Recorded information

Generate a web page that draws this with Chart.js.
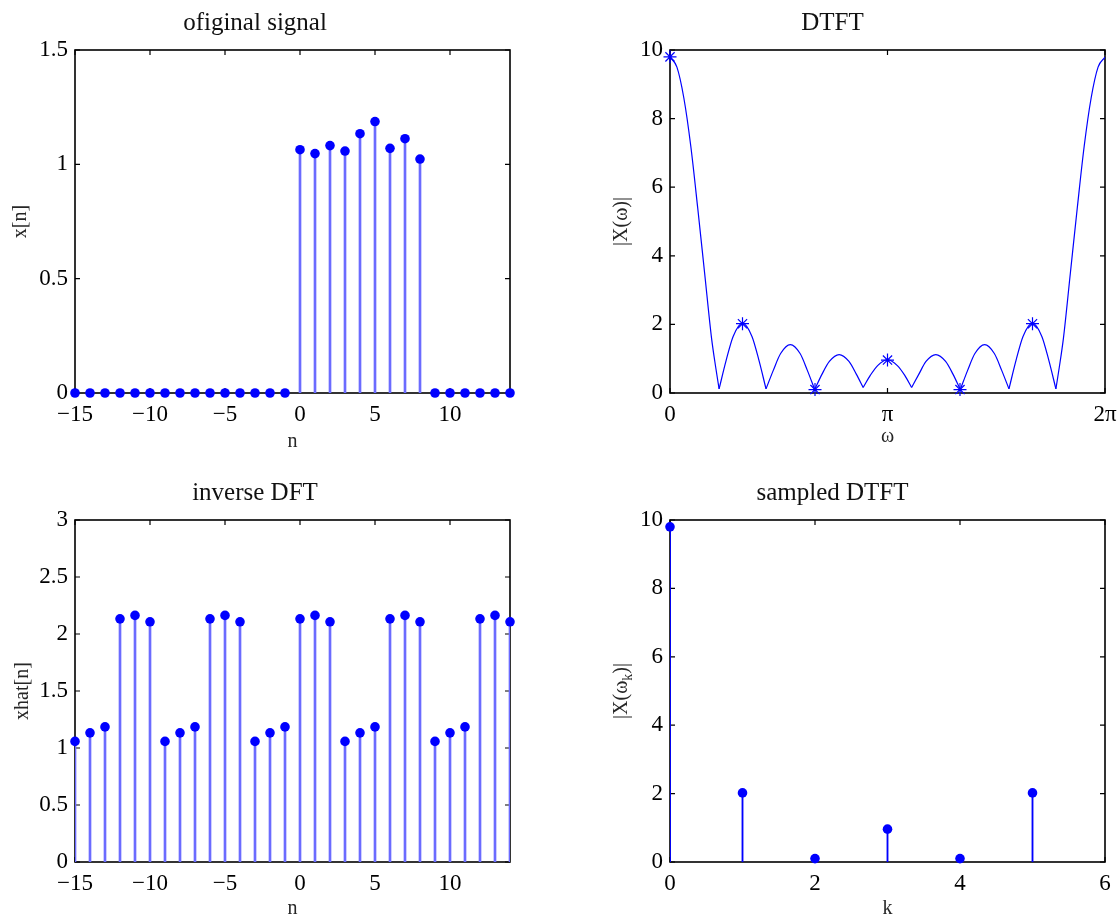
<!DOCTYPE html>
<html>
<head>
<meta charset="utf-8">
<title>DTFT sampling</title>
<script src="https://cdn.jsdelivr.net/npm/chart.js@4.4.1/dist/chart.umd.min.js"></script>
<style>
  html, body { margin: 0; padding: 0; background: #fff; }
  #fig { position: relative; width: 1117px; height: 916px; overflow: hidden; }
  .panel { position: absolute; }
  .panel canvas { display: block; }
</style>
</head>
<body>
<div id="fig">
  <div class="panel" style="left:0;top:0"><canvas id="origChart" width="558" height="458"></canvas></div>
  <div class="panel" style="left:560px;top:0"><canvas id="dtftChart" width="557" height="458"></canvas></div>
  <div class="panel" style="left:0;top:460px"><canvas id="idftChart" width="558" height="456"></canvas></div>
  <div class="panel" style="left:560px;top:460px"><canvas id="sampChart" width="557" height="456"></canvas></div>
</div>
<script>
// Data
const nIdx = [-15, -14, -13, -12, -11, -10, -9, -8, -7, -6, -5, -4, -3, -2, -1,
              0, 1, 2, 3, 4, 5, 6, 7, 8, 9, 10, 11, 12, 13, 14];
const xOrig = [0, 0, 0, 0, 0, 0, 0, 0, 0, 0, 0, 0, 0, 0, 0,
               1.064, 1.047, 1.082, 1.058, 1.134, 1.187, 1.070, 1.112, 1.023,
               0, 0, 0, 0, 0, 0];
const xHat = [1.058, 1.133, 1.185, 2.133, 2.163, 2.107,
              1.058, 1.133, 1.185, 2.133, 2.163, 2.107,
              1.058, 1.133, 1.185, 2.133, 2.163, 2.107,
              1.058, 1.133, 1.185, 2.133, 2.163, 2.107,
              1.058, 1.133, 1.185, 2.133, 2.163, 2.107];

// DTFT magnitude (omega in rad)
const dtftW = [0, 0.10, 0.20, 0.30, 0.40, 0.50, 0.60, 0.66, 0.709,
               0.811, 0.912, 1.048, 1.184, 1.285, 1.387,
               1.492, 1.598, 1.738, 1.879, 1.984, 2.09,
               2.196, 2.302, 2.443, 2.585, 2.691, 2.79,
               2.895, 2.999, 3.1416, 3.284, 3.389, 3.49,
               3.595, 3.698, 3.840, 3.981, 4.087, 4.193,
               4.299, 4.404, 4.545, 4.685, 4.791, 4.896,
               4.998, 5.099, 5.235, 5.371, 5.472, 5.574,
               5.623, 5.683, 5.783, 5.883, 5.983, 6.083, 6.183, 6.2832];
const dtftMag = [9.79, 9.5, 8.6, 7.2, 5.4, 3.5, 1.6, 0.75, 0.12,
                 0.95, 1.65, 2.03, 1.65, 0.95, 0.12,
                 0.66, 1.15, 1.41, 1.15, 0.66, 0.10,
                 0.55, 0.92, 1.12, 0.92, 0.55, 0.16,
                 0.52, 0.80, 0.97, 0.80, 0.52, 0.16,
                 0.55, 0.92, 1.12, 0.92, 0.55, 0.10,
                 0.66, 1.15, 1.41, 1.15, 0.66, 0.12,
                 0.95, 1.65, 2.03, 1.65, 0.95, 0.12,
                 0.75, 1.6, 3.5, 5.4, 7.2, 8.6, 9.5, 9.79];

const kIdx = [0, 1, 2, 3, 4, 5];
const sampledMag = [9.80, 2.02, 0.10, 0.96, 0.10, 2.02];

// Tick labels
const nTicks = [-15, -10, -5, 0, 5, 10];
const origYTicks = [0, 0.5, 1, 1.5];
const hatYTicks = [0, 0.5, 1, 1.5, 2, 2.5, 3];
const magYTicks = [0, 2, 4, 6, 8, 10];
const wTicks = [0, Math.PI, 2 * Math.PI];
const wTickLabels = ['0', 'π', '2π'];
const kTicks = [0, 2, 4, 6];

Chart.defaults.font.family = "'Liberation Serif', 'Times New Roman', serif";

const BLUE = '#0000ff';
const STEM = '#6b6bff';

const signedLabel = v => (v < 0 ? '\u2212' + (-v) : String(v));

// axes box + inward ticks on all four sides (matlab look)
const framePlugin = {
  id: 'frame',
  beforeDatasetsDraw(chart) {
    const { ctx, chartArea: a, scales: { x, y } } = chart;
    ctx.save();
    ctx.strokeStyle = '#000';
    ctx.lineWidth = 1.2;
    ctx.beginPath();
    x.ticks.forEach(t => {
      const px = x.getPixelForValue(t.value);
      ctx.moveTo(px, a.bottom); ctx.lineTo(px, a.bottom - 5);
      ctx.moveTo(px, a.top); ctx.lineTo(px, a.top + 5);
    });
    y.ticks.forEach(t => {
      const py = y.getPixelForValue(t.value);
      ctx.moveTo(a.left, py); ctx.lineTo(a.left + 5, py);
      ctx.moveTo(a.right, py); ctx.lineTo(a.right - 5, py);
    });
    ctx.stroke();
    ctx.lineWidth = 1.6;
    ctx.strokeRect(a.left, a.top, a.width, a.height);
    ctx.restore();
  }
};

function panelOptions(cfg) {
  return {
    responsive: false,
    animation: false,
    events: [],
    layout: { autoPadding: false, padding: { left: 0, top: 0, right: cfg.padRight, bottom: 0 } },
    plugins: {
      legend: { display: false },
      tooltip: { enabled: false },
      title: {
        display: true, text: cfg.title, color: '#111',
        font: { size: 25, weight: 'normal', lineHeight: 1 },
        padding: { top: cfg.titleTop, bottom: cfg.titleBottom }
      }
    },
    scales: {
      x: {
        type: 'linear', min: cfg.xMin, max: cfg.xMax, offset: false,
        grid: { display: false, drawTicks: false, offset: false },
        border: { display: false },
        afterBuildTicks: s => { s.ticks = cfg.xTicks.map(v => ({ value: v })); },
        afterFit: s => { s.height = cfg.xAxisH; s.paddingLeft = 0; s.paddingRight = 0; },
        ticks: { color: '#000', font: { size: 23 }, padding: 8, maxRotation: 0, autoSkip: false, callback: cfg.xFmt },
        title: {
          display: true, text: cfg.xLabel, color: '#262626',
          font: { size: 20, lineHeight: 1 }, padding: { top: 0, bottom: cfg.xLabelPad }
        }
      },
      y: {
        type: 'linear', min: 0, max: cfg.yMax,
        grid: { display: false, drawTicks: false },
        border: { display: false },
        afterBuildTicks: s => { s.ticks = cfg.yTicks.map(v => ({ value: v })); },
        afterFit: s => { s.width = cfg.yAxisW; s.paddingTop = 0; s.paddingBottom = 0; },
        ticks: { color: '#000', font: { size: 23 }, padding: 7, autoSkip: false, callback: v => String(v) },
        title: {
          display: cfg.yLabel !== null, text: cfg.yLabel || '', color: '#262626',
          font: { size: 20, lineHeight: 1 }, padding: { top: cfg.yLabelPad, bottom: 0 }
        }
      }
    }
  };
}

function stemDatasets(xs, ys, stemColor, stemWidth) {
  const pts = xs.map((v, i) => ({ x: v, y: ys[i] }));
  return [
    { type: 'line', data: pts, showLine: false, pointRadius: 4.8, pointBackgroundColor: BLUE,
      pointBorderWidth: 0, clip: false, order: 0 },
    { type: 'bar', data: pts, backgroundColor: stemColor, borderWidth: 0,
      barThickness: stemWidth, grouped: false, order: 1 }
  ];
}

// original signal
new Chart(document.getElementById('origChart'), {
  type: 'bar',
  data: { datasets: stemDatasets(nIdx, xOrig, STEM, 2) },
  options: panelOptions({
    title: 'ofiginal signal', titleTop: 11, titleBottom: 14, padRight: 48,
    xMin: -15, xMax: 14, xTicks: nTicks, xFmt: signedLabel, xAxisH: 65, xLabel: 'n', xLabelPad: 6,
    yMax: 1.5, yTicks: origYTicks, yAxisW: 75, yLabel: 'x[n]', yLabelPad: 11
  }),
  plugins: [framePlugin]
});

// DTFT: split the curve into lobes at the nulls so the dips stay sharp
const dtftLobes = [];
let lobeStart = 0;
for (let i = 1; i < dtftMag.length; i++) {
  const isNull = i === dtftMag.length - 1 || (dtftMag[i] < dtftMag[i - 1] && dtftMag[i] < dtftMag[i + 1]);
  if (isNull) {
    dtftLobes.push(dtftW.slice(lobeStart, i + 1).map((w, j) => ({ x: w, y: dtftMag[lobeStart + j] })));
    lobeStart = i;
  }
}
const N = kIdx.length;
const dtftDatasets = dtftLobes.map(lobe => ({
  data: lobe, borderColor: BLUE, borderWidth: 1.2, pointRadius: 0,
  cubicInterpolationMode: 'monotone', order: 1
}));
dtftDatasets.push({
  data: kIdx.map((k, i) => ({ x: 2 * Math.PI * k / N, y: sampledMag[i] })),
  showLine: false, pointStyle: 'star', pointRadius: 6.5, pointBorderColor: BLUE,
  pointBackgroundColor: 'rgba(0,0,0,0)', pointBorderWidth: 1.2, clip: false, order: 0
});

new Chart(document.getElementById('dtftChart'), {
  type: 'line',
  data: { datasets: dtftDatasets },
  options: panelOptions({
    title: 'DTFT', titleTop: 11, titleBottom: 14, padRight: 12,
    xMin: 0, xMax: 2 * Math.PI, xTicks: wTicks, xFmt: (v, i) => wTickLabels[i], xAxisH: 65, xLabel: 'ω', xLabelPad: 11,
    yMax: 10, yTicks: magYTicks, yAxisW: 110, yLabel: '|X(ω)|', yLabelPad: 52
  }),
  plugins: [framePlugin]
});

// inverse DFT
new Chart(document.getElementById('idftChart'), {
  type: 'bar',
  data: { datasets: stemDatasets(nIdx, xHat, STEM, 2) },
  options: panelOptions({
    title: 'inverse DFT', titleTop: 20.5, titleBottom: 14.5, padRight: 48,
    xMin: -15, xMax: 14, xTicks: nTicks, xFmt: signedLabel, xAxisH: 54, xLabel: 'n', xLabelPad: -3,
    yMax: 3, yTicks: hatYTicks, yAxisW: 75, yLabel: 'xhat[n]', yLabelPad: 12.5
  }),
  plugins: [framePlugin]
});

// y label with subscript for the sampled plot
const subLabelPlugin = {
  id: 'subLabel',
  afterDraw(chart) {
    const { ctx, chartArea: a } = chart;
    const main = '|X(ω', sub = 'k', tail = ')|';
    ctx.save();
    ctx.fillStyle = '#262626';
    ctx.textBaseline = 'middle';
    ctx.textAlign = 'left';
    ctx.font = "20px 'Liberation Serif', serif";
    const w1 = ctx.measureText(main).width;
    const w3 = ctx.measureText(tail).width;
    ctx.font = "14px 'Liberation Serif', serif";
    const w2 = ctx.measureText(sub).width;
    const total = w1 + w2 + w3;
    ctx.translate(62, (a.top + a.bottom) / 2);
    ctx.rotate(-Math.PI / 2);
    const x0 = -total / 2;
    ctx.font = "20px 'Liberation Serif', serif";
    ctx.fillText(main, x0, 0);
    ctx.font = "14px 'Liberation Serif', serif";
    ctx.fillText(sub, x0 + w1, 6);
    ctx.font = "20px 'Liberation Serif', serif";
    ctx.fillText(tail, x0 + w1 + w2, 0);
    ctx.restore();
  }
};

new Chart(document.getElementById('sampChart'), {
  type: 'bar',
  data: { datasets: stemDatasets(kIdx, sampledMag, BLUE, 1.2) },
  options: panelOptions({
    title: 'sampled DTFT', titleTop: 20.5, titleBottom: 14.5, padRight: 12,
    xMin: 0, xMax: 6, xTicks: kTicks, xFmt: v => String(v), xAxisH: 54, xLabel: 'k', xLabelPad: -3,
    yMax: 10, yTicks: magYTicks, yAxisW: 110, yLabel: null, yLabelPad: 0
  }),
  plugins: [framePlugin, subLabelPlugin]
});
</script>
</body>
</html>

Task objective
Exactly as they appear, print the lines of the listing above from its first line through the line that contains "1.058, 1.133, 1.185, 2.133, 2.163, 2.107];", minus the pictures.

Full solution
Generate a web page that draws this with Chart.js.
<!DOCTYPE html>
<html>
<head>
<meta charset="utf-8">
<title>DTFT sampling</title>
<script src="https://cdn.jsdelivr.net/npm/chart.js@4.4.1/dist/chart.umd.min.js"></script>
<style>
  html, body { margin: 0; padding: 0; background: #fff; }
  #fig { position: relative; width: 1117px; height: 916px; overflow: hidden; }
  .panel { position: absolute; }
  .panel canvas { display: block; }
</style>
</head>
<body>
<div id="fig">
  <div class="panel" style="left:0;top:0"><canvas id="origChart" width="558" height="458"></canvas></div>
  <div class="panel" style="left:560px;top:0"><canvas id="dtftChart" width="557" height="458"></canvas></div>
  <div class="panel" style="left:0;top:460px"><canvas id="idftChart" width="558" height="456"></canvas></div>
  <div class="panel" style="left:560px;top:460px"><canvas id="sampChart" width="557" height="456"></canvas></div>
</div>
<script>
// Data
const nIdx = [-15, -14, -13, -12, -11, -10, -9, -8, -7, -6, -5, -4, -3, -2, -1,
              0, 1, 2, 3, 4, 5, 6, 7, 8, 9, 10, 11, 12, 13, 14];
const xOrig = [0, 0, 0, 0, 0, 0, 0, 0, 0, 0, 0, 0, 0, 0, 0,
               1.064, 1.047, 1.082, 1.058, 1.134, 1.187, 1.070, 1.112, 1.023,
               0, 0, 0, 0, 0, 0];
const xHat = [1.058, 1.133, 1.185, 2.133, 2.163, 2.107,
              1.058, 1.133, 1.185, 2.133, 2.163, 2.107,
              1.058, 1.133, 1.185, 2.133, 2.163, 2.107,
              1.058, 1.133, 1.185, 2.133, 2.163, 2.107,
              1.058, 1.133, 1.185, 2.133, 2.163, 2.107];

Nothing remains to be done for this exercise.